> Source excerpt:

________

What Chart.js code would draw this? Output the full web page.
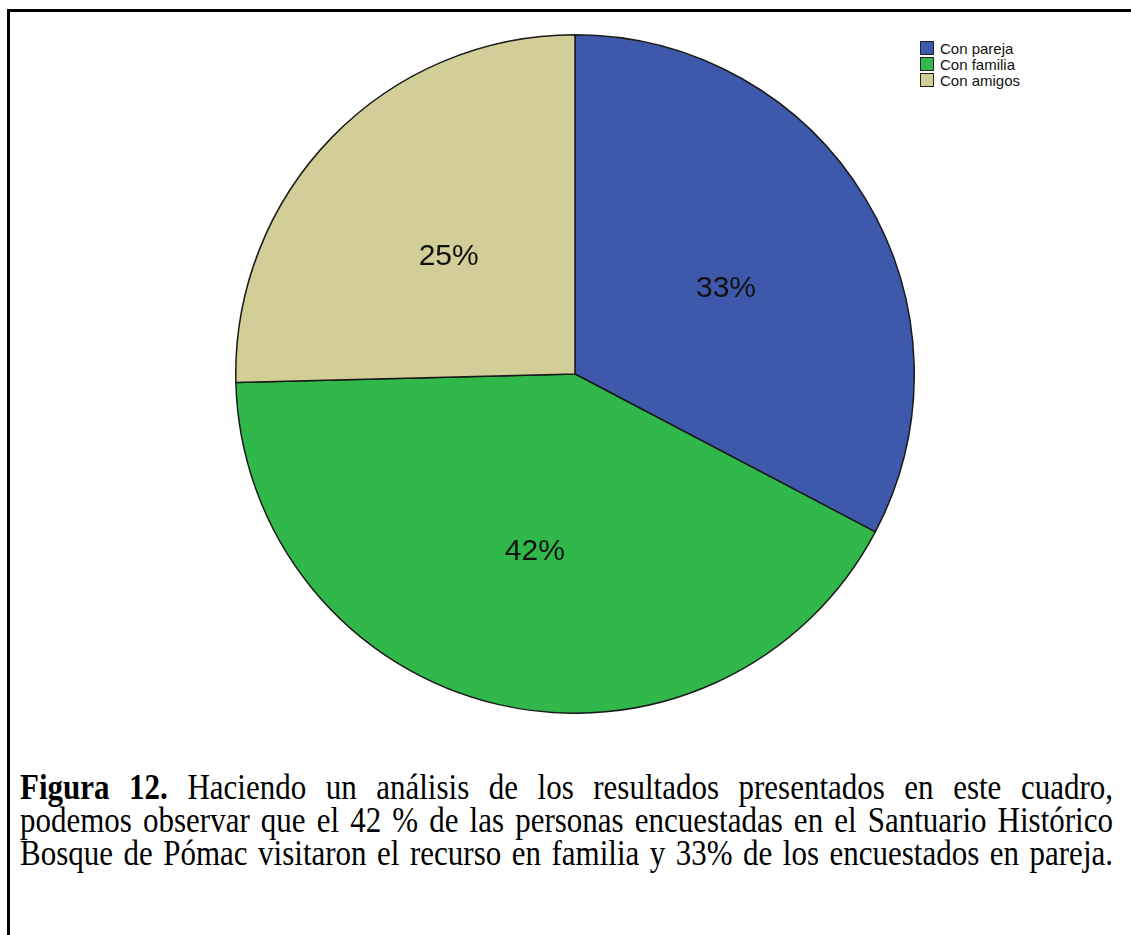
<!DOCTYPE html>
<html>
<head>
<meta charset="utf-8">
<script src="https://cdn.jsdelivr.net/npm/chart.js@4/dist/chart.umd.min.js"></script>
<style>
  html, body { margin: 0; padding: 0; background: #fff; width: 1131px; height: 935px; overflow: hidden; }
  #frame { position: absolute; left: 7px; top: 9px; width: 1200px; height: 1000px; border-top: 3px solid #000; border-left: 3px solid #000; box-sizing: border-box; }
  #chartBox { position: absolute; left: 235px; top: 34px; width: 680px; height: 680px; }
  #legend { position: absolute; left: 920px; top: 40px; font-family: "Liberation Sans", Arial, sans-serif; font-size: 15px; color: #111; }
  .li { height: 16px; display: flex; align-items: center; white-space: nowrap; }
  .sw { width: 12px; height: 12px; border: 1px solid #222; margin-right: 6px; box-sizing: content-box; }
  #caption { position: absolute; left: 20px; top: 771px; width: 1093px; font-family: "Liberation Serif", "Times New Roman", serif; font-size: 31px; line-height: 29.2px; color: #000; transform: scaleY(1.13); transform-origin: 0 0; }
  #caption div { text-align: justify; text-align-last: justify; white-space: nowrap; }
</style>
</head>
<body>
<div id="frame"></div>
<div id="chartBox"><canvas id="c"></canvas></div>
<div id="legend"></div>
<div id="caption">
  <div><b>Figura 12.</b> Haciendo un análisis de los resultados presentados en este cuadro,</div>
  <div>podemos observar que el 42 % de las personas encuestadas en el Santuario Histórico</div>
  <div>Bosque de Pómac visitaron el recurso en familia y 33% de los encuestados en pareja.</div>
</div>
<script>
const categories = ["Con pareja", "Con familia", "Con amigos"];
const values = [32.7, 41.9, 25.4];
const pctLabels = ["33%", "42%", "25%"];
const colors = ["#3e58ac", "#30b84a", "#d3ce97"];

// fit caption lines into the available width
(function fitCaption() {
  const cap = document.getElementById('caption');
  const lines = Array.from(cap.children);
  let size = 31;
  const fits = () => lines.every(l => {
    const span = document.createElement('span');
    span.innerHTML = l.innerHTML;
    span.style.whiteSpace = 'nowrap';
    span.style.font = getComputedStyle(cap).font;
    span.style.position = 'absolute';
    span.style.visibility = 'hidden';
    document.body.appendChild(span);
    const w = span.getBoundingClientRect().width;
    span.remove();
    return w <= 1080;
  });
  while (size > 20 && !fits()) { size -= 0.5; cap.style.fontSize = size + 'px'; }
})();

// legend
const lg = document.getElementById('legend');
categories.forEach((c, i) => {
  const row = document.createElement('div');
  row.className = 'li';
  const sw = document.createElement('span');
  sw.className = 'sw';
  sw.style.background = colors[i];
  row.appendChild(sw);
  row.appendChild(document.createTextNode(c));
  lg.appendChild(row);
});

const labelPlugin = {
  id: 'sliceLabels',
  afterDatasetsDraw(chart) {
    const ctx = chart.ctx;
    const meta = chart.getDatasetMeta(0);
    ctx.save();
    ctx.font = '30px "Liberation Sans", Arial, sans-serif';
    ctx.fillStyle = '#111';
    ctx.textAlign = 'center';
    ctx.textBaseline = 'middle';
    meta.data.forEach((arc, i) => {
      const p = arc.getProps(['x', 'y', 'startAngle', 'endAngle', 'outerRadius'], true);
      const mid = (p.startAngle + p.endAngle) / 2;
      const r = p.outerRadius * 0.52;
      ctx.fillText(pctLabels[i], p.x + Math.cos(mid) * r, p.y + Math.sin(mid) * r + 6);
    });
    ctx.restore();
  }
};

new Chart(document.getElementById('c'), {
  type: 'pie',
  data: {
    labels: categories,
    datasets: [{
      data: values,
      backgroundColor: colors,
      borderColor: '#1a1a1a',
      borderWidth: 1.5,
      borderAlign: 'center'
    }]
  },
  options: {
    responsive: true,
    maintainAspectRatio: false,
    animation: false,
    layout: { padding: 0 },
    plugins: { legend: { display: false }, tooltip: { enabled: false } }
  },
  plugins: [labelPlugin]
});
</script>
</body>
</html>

________

Using the data above, print every line exactly, omitting pictures.

> Response for this exercise:
What Chart.js code would draw this? Output the full web page.
<!DOCTYPE html>
<html>
<head>
<meta charset="utf-8">
<script src="https://cdn.jsdelivr.net/npm/chart.js@4/dist/chart.umd.min.js"></script>
<style>
  html, body { margin: 0; padding: 0; background: #fff; width: 1131px; height: 935px; overflow: hidden; }
  #frame { position: absolute; left: 7px; top: 9px; width: 1200px; height: 1000px; border-top: 3px solid #000; border-left: 3px solid #000; box-sizing: border-box; }
  #chartBox { position: absolute; left: 235px; top: 34px; width: 680px; height: 680px; }
  #legend { position: absolute; left: 920px; top: 40px; font-family: "Liberation Sans", Arial, sans-serif; font-size: 15px; color: #111; }
  .li { height: 16px; display: flex; align-items: center; white-space: nowrap; }
  .sw { width: 12px; height: 12px; border: 1px solid #222; margin-right: 6px; box-sizing: content-box; }
  #caption { position: absolute; left: 20px; top: 771px; width: 1093px; font-family: "Liberation Serif", "Times New Roman", serif; font-size: 31px; line-height: 29.2px; color: #000; transform: scaleY(1.13); transform-origin: 0 0; }
  #caption div { text-align: justify; text-align-last: justify; white-space: nowrap; }
</style>
</head>
<body>
<div id="frame"></div>
<div id="chartBox"><canvas id="c"></canvas></div>
<div id="legend"></div>
<div id="caption">
  <div><b>Figura 12.</b> Haciendo un análisis de los resultados presentados en este cuadro,</div>
  <div>podemos observar que el 42 % de las personas encuestadas en el Santuario Histórico</div>
  <div>Bosque de Pómac visitaron el recurso en familia y 33% de los encuestados en pareja.</div>
</div>
<script>
const categories = ["Con pareja", "Con familia", "Con amigos"];
const values = [32.7, 41.9, 25.4];
const pctLabels = ["33%", "42%", "25%"];
const colors = ["#3e58ac", "#30b84a", "#d3ce97"];

// fit caption lines into the available width
(function fitCaption() {
  const cap = document.getElementById('caption');
  const lines = Array.from(cap.children);
  let size = 31;
  const fits = () => lines.every(l => {
    const span = document.createElement('span');
    span.innerHTML = l.innerHTML;
    span.style.whiteSpace = 'nowrap';
    span.style.font = getComputedStyle(cap).font;
    span.style.position = 'absolute';
    span.style.visibility = 'hidden';
    document.body.appendChild(span);
    const w = span.getBoundingClientRect().width;
    span.remove();
    return w <= 1080;
  });
  while (size > 20 && !fits()) { size -= 0.5; cap.style.fontSize = size + 'px'; }
})();

// legend
const lg = document.getElementById('legend');
categories.forEach((c, i) => {
  const row = document.createElement('div');
  row.className = 'li';
  const sw = document.createElement('span');
  sw.className = 'sw';
  sw.style.background = colors[i];
  row.appendChild(sw);
  row.appendChild(document.createTextNode(c));
  lg.appendChild(row);
});

const labelPlugin = {
  id: 'sliceLabels',
  afterDatasetsDraw(chart) {
    const ctx = chart.ctx;
    const meta = chart.getDatasetMeta(0);
    ctx.save();
    ctx.font = '30px "Liberation Sans", Arial, sans-serif';
    ctx.fillStyle = '#111';
    ctx.textAlign = 'center';
    ctx.textBaseline = 'middle';
    meta.data.forEach((arc, i) => {
      const p = arc.getProps(['x', 'y', 'startAngle', 'endAngle', 'outerRadius'], true);
      const mid = (p.startAngle + p.endAngle) / 2;
      const r = p.outerRadius * 0.52;
      ctx.fillText(pctLabels[i], p.x + Math.cos(mid) * r, p.y + Math.sin(mid) * r + 6);
    });
    ctx.restore();
  }
};

new Chart(document.getElementById('c'), {
  type: 'pie',
  data: {
    labels: categories,
    datasets: [{
      data: values,
      backgroundColor: colors,
      borderColor: '#1a1a1a',
      borderWidth: 1.5,
      borderAlign: 'center'
    }]
  },
  options: {
    responsive: true,
    maintainAspectRatio: false,
    animation: false,
    layout: { padding: 0 },
    plugins: { legend: { display: false }, tooltip: { enabled: false } }
  },
  plugins: [labelPlugin]
});
</script>
</body>
</html>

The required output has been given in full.